In "A Rose for Emily," why were the townspeople glad to find out that all Emily’s father left her was the house?
The townspeople are glad that Emily’s father only left her the house because then they can pity her.
Emily is a very unusual woman. She is very reclusive, never coming out of her house. She also refuses to pay taxes. She keeps insisting that she does not need to pay taxes because of her father.
Colonel Sartoris invented an involved tale to the effect that Miss Emily's father had loaned money to the town, which the town, as a matter of business, preferred this way of repaying. Only a man of Colonel Sartoris' generation and thought could have invented it, and only a woman could have believed it.
Emily’s odd behavior is a direct result of how strange her father was.
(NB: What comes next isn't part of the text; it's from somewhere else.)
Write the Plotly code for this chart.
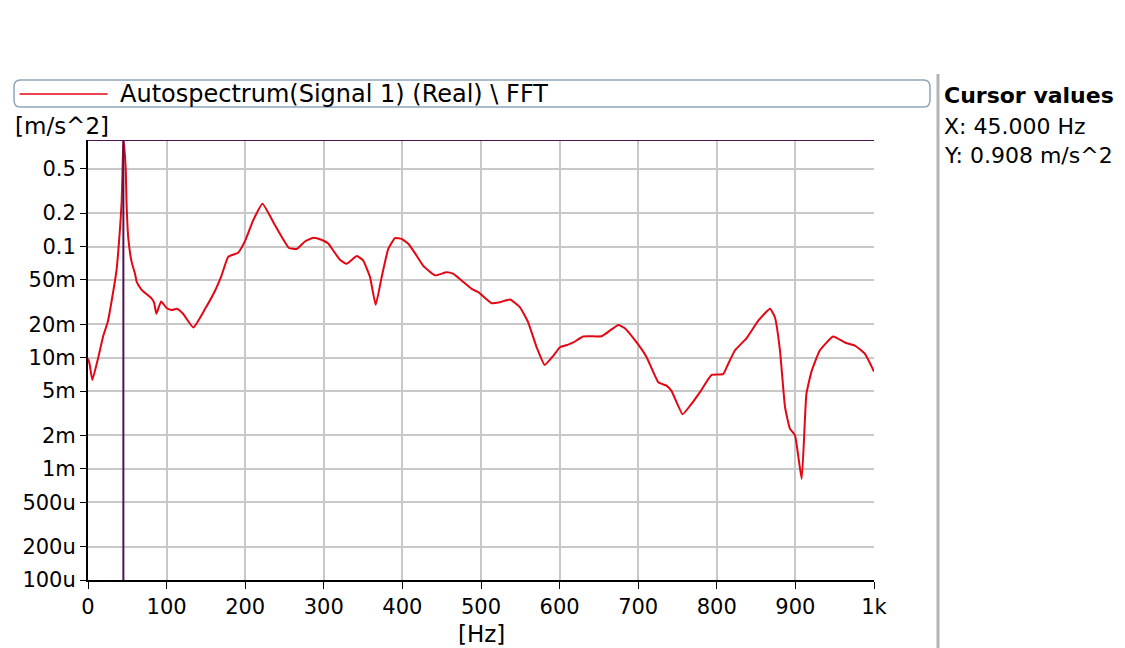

He ran her suitors off with a horse-whip, because none of them “were quite good enough for Miss Emily.” As a result of this, Emily never marries and ends up alone when her father dies.
When her father died, it got about that the house was all that was left to her; and in a way, people were glad. At last they could pity Miss Emily. Being left alone, and a pauper, she had become humanized. Now she too would know the old thrill and the old despair of a penny more or less.
In other words, Emily is just like everyone else now. However, she really isn’t. Emily still considers herself superior, and still refuses to pay taxes. She doesn’t even want to give them her father’s body. When people came to pay their respects she met them at the door and told them her father was not dead.
The smell is another example of how the town made concessions for Miss Emily. They solved the problem by having a group break into the cellar and sprinkle lime. The smell went away. It was not until years later when Emily died that they found out that Miss Emily did have one suitor, and his body was still in her bed.